<<<<

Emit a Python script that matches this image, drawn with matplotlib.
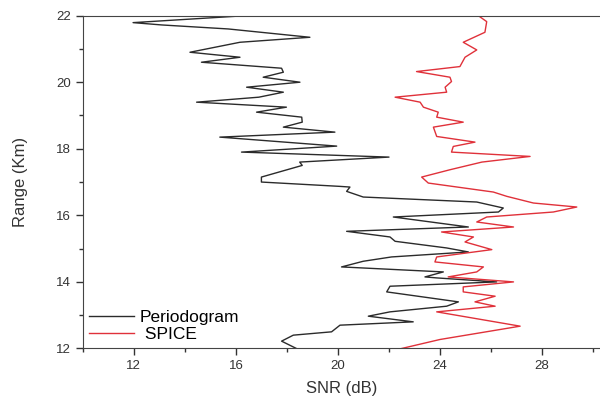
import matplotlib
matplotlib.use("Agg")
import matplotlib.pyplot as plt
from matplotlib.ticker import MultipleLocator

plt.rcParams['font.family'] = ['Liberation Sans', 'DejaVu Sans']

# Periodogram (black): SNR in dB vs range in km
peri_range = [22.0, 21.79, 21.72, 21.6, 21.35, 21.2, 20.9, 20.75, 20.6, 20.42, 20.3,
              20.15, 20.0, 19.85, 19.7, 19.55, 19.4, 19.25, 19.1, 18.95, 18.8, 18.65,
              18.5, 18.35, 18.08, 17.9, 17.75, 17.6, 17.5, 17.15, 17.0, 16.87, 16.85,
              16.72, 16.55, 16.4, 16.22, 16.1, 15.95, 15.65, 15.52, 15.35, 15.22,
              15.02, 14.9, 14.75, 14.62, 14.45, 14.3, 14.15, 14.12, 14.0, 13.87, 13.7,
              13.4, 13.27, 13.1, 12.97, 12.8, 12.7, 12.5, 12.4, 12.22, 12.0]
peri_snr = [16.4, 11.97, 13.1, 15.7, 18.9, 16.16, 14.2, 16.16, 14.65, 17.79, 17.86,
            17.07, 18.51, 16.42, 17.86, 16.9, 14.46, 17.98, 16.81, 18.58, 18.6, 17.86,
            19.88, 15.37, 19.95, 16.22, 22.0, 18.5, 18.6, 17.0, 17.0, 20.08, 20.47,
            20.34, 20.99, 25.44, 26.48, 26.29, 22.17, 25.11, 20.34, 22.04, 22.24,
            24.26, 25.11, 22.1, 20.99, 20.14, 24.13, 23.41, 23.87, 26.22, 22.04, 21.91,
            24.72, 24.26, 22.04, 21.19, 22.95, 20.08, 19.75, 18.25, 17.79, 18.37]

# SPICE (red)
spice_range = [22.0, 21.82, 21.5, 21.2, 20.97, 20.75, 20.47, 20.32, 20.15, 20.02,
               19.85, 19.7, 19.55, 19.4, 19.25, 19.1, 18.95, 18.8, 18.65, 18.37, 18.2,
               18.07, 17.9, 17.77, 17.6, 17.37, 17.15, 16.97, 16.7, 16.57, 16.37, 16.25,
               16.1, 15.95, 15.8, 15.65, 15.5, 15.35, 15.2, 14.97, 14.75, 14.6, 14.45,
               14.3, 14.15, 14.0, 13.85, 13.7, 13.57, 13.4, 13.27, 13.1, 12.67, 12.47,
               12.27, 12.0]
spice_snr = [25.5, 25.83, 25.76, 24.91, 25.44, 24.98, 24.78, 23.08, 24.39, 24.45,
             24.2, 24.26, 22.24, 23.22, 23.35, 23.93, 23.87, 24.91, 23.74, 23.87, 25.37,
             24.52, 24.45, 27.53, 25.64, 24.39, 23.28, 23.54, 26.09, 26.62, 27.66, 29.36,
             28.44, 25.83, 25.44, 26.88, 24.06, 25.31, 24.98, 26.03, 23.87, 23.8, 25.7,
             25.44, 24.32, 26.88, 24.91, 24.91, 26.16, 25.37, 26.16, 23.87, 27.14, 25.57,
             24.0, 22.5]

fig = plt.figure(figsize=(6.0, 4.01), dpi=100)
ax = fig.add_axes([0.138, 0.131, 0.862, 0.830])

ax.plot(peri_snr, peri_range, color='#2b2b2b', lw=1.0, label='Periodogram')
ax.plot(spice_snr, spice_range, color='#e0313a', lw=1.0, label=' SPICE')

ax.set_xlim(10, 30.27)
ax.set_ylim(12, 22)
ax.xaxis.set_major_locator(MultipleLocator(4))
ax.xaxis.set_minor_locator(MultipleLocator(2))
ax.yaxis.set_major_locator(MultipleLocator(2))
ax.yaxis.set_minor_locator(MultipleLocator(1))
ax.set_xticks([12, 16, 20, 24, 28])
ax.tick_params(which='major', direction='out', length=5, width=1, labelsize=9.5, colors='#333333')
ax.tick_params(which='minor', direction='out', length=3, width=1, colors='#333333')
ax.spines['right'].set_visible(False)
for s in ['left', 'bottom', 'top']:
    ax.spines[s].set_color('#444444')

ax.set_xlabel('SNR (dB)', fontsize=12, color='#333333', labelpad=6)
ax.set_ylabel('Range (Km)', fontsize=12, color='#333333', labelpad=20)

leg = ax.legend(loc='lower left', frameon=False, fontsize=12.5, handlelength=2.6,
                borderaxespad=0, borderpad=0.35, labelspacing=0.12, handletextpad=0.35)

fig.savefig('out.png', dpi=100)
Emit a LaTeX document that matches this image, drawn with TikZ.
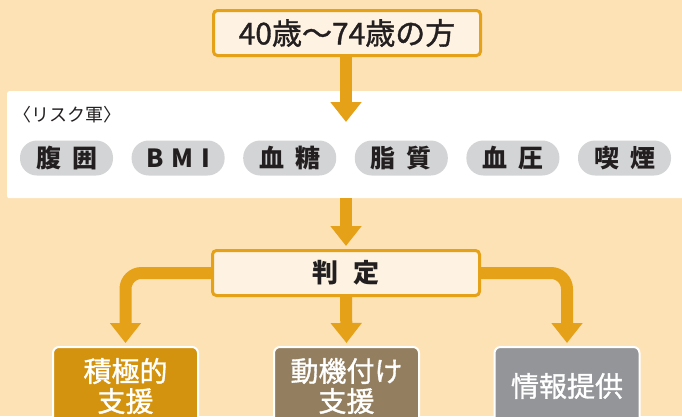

>>>>

◆ **DIRECTIONS FOR THIS TASK**: Restate exactly, please, only the lines between the start of the data and the line containing "18.25, 17.79, 18.37]", both ends included, skipping the pictures.

◆ **RESPONSE FOR THIS EXERCISE**:
Emit a Python script that matches this image, drawn with matplotlib.
import matplotlib
matplotlib.use("Agg")
import matplotlib.pyplot as plt
from matplotlib.ticker import MultipleLocator

plt.rcParams['font.family'] = ['Liberation Sans', 'DejaVu Sans']

# Periodogram (black): SNR in dB vs range in km
peri_range = [22.0, 21.79, 21.72, 21.6, 21.35, 21.2, 20.9, 20.75, 20.6, 20.42, 20.3,
              20.15, 20.0, 19.85, 19.7, 19.55, 19.4, 19.25, 19.1, 18.95, 18.8, 18.65,
              18.5, 18.35, 18.08, 17.9, 17.75, 17.6, 17.5, 17.15, 17.0, 16.87, 16.85,
              16.72, 16.55, 16.4, 16.22, 16.1, 15.95, 15.65, 15.52, 15.35, 15.22,
              15.02, 14.9, 14.75, 14.62, 14.45, 14.3, 14.15, 14.12, 14.0, 13.87, 13.7,
              13.4, 13.27, 13.1, 12.97, 12.8, 12.7, 12.5, 12.4, 12.22, 12.0]
peri_snr = [16.4, 11.97, 13.1, 15.7, 18.9, 16.16, 14.2, 16.16, 14.65, 17.79, 17.86,
            17.07, 18.51, 16.42, 17.86, 16.9, 14.46, 17.98, 16.81, 18.58, 18.6, 17.86,
            19.88, 15.37, 19.95, 16.22, 22.0, 18.5, 18.6, 17.0, 17.0, 20.08, 20.47,
            20.34, 20.99, 25.44, 26.48, 26.29, 22.17, 25.11, 20.34, 22.04, 22.24,
            24.26, 25.11, 22.1, 20.99, 20.14, 24.13, 23.41, 23.87, 26.22, 22.04, 21.91,
            24.72, 24.26, 22.04, 21.19, 22.95, 20.08, 19.75, 18.25, 17.79, 18.37]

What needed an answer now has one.